With help from the Andrews Sisters, Bing Crosby delivers a sermon on happiness in this tune from hit songwriters Harold Arlen and Johnny Mercer. Crosby and co-star Sonny Tufts introduced the song in the 1944 musical comedy film Here Come the Waves as part of a blackface routine, an unfortunate fad in many musicals of the era. Mercer, a singer as well as a lyricist, recorded the single with the Pied Pipers and Paul Weston's orchestra at Capitol Records two months before Crosby cut his at Decca. Both versions peaked at #2 on the pop chart, but Mercer's lasted 13 weeks compared to Crosby's nine.
When Arlen and Mercer were planning songs for the Navy-themed musical, an old idea jostled loose in Mercer's mind. He told the BBC: "When I was working with Benny Goodman back in '39, I had a publicity guy who told me he had been to hear Father Divine, and that was the subject of his sermon, 'Accentuate the positive and eliminate the negative.' Well, that amused me so, and it sounds so Southern and so funny that I wrote it down on a piece of paper. And this was, what, five years later? And Harold Arlen and I were riding home from the studio after a conference about getting a song for the sailors. … And Harold was singing me this little tune he had sung me before. Now, that's a strange thing about your subconscious, because here's a song that's kind of lying dormant in my subconscious for five years, and the minute he sang that tune, it jumped into my mind as if it dialed a phone number. Because it doesn't really fit. The accent is all different. I just think there's some kind of fate connected with it."

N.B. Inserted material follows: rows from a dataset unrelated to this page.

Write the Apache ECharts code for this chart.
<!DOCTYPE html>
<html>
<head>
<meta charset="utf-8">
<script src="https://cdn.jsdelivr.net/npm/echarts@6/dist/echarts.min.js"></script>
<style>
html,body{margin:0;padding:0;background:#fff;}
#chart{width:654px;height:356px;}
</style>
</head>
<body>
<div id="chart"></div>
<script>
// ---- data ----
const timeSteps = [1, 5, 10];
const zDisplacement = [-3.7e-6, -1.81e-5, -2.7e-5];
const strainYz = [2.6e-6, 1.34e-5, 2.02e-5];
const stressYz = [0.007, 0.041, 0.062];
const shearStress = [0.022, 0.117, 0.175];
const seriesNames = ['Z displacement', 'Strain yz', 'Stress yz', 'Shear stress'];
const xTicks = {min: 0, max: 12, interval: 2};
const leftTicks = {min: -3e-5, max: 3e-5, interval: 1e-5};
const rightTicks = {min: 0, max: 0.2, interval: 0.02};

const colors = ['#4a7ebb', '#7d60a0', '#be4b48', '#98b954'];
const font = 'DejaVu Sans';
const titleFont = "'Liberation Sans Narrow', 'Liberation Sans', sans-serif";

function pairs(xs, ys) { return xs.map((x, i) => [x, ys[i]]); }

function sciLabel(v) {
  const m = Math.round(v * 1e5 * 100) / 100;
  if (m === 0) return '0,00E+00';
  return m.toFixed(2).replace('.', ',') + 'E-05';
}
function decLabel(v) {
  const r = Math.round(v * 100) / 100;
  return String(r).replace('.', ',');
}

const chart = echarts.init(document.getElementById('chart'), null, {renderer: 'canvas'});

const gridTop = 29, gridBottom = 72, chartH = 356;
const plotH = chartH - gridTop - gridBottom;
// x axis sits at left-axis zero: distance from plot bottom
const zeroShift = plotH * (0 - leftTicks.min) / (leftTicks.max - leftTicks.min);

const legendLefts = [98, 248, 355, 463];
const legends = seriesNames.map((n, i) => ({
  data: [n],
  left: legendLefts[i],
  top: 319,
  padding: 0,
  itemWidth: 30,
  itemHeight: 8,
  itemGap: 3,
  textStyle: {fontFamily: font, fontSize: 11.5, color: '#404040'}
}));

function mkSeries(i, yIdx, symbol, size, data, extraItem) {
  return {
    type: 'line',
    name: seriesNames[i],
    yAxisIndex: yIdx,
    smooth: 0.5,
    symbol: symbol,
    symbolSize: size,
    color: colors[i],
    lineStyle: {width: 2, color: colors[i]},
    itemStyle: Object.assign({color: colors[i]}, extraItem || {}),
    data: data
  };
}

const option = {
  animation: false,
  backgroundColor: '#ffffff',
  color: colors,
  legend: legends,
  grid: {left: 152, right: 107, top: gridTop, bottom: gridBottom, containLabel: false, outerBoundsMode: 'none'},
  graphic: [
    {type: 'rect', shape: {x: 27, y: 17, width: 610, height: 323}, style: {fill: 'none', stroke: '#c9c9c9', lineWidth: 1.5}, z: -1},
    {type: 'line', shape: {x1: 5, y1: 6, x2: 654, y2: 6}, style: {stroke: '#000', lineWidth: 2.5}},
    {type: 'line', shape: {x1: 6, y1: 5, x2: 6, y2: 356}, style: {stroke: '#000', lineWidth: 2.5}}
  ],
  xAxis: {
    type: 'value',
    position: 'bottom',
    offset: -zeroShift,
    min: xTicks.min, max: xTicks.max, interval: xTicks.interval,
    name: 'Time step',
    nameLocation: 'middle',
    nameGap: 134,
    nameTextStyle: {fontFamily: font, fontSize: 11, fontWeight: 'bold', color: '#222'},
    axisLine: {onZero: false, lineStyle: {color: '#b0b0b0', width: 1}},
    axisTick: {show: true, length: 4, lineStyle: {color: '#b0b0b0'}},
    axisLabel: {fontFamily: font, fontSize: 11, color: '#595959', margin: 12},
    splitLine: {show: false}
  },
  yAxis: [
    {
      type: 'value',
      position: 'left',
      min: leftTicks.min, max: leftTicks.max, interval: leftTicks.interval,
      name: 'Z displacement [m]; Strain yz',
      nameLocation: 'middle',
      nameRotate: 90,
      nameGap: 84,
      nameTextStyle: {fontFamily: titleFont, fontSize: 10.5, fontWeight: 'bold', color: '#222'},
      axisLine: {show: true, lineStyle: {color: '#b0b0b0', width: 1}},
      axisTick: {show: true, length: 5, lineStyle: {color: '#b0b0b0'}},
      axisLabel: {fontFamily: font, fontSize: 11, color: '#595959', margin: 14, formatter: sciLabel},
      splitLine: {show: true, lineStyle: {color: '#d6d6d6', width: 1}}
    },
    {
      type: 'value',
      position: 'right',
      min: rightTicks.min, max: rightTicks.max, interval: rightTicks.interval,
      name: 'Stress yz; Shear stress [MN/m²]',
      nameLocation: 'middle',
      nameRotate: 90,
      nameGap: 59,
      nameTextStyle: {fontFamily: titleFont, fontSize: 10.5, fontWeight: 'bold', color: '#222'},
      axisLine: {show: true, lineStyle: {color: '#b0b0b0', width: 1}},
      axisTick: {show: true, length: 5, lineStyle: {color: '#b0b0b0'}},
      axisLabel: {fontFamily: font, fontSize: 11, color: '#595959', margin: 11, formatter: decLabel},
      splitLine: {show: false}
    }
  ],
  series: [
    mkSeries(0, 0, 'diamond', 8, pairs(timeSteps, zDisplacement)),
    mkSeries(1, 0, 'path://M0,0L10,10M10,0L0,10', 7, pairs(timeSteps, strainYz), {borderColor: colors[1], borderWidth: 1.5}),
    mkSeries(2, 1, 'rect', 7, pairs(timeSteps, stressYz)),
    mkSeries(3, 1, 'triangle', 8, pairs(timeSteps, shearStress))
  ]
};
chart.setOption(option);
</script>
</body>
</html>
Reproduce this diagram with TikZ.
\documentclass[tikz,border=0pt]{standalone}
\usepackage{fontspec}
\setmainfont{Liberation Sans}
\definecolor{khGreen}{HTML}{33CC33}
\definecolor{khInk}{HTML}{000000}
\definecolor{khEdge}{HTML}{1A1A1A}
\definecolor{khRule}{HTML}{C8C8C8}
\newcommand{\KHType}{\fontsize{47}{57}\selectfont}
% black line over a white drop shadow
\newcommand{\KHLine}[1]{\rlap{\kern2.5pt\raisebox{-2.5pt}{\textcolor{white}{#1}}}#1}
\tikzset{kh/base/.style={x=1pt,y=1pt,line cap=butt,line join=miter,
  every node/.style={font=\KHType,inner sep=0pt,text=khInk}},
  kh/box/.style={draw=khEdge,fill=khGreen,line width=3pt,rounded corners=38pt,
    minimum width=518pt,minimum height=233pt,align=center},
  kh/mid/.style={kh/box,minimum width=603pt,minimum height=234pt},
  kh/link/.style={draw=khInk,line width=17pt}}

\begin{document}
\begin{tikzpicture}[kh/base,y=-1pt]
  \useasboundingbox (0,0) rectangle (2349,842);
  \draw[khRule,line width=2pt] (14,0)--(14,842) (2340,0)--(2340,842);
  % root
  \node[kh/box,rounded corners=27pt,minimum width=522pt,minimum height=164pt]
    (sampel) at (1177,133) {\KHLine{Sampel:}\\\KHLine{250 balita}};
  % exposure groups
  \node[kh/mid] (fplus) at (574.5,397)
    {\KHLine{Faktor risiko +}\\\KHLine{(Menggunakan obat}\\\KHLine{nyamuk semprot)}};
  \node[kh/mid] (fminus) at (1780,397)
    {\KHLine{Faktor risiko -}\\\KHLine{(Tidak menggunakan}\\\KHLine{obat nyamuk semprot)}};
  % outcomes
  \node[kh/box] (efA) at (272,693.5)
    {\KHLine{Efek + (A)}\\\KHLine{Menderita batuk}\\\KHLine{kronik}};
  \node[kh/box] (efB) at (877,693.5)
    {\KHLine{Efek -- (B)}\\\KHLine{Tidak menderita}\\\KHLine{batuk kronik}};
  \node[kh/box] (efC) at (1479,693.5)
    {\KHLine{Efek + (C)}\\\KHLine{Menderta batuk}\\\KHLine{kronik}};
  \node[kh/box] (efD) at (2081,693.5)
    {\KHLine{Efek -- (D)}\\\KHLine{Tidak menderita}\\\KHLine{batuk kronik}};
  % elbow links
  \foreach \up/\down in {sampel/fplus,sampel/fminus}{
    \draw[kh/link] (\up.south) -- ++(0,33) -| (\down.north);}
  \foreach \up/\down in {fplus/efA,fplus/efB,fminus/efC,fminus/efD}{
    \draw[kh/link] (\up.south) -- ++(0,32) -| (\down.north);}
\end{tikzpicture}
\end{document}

Tying in with the sermon theme, the lyrics reference two biblical stories: Jonah and the Whale and Noah and the Ark. In the Book of Jonah, the title figure flees God's command to warn the corrupt city of Nineveh of their impending doom, and he ends up in the belly of a whale. Similarly, in the Book of Genesis, Noah was commanded to build an ark for his household and specific animals to escape a devastating global flood. The song asks, "What did they do just when everything looked so dark?" The answer is simple:
Man, they said, we better
Ac-cent-tchu-ate the positive
E-lim-i-nate the negative
Latch on to the affirmative
Don't mess with Mister In-Between
Most versions retain the biblical references, but many - including Crosby's single - eliminate the opening verse that introduces the song as a sermon on "the attitude of doing right."
This was nominated for the Academy Award for Best Original Song in 1945, but lost to Rodgers and Hammerstein's "It Might As Well Be Spring" from the movie State Fair.
Several artists covered this, including Dinah Washington, Ella Fitzgerald, Perry Como, Connie Francis, Dean Martin, Paul McCartney, and Dr. John. Clint Eastwood recorded a version for the 1997 movie Midnight in the Garden of Good and Evil.
This was used in the movies The Mighty Ducks (1992), Mrs. Winterbourne (1996), L.A. Confidental (1997), and Blast from the Past (1999). The cast of Frasier sang it in the 1999 episode "Shutout in Seattle: Part 2," and the TV show Gotham featured Bing Crosby's version in the 2014 episode "Spirit of the Goat."